Stated problem:
Write out each line word for word. Drop pictures.

>> start Data shown

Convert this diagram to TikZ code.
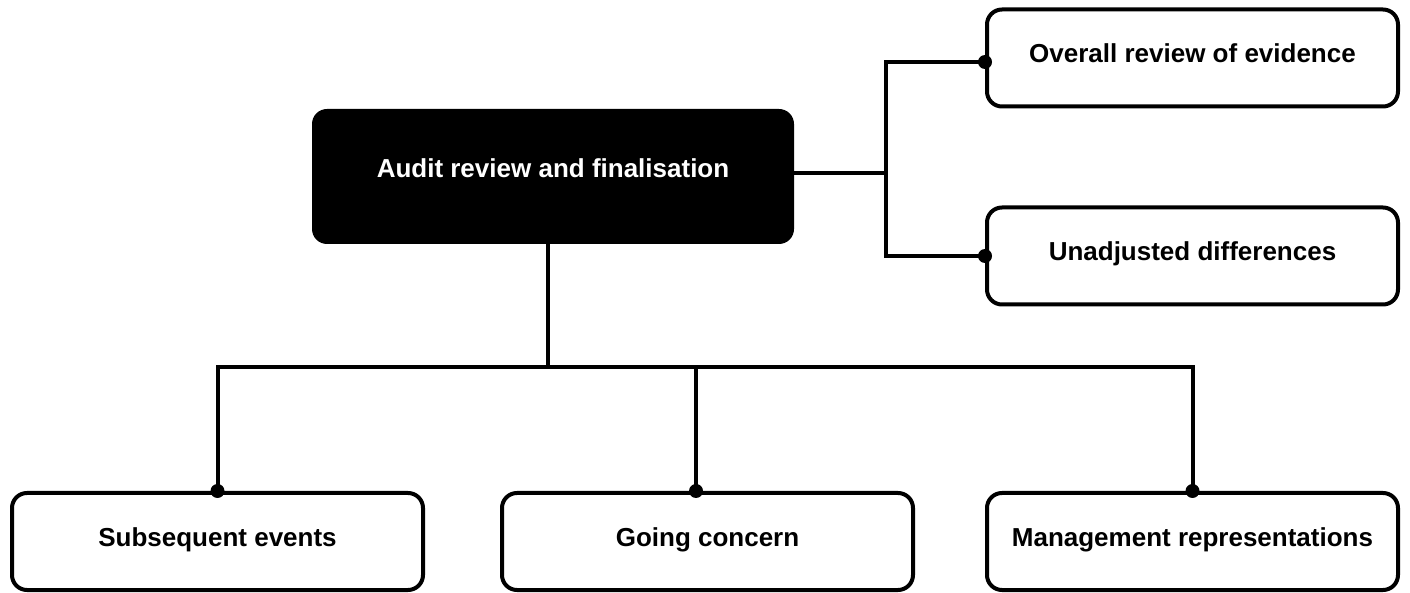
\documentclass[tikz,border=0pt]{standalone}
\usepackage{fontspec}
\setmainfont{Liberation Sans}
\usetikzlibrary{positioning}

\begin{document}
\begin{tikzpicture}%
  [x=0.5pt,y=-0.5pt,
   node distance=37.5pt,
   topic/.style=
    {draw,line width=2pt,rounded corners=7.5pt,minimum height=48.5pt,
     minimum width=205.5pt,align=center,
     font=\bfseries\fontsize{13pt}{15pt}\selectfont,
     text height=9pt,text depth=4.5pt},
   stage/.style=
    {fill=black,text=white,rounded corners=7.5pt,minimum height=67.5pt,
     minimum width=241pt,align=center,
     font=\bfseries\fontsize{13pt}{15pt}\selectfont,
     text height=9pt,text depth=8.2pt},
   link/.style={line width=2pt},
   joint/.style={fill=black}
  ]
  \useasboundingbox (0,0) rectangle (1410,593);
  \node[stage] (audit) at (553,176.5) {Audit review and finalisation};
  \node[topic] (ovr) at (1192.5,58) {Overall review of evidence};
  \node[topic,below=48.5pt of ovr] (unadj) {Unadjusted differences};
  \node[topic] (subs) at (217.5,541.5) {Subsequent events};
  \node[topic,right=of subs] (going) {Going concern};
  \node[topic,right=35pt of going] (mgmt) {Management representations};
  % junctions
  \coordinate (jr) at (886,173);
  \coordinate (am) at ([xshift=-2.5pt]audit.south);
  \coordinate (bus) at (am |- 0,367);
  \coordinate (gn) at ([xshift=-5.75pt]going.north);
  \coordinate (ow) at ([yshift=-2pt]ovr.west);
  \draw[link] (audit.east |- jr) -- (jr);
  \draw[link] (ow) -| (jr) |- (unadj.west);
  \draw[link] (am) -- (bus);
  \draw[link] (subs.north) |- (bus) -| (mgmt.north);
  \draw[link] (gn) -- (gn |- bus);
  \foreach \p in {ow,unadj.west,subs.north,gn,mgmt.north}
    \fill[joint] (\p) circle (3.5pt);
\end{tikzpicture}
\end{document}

>> end Data shown

Task answer:
Convert this diagram to TikZ code.
\documentclass[tikz,border=0pt]{standalone}
\usepackage{fontspec}
\setmainfont{Liberation Sans}
\usetikzlibrary{positioning}

\begin{document}
\begin{tikzpicture}%
  [x=0.5pt,y=-0.5pt,
   node distance=37.5pt,
   topic/.style=
    {draw,line width=2pt,rounded corners=7.5pt,minimum height=48.5pt,
     minimum width=205.5pt,align=center,
     font=\bfseries\fontsize{13pt}{15pt}\selectfont,
     text height=9pt,text depth=4.5pt},
   stage/.style=
    {fill=black,text=white,rounded corners=7.5pt,minimum height=67.5pt,
     minimum width=241pt,align=center,
     font=\bfseries\fontsize{13pt}{15pt}\selectfont,
     text height=9pt,text depth=8.2pt},
   link/.style={line width=2pt},
   joint/.style={fill=black}
  ]
  \useasboundingbox (0,0) rectangle (1410,593);
  \node[stage] (audit) at (553,176.5) {Audit review and finalisation};
  \node[topic] (ovr) at (1192.5,58) {Overall review of evidence};
  \node[topic,below=48.5pt of ovr] (unadj) {Unadjusted differences};
  \node[topic] (subs) at (217.5,541.5) {Subsequent events};
  \node[topic,right=of subs] (going) {Going concern};
  \node[topic,right=35pt of going] (mgmt) {Management representations};
  % junctions
  \coordinate (jr) at (886,173);
  \coordinate (am) at ([xshift=-2.5pt]audit.south);
  \coordinate (bus) at (am |- 0,367);
  \coordinate (gn) at ([xshift=-5.75pt]going.north);
  \coordinate (ow) at ([yshift=-2pt]ovr.west);
  \draw[link] (audit.east |- jr) -- (jr);
  \draw[link] (ow) -| (jr) |- (unadj.west);
  \draw[link] (am) -- (bus);
  \draw[link] (subs.north) |- (bus) -| (mgmt.north);
  \draw[link] (gn) -- (gn |- bus);
  \foreach \p in {ow,unadj.west,subs.north,gn,mgmt.north}
    \fill[joint] (\p) circle (3.5pt);
\end{tikzpicture}
\end{document}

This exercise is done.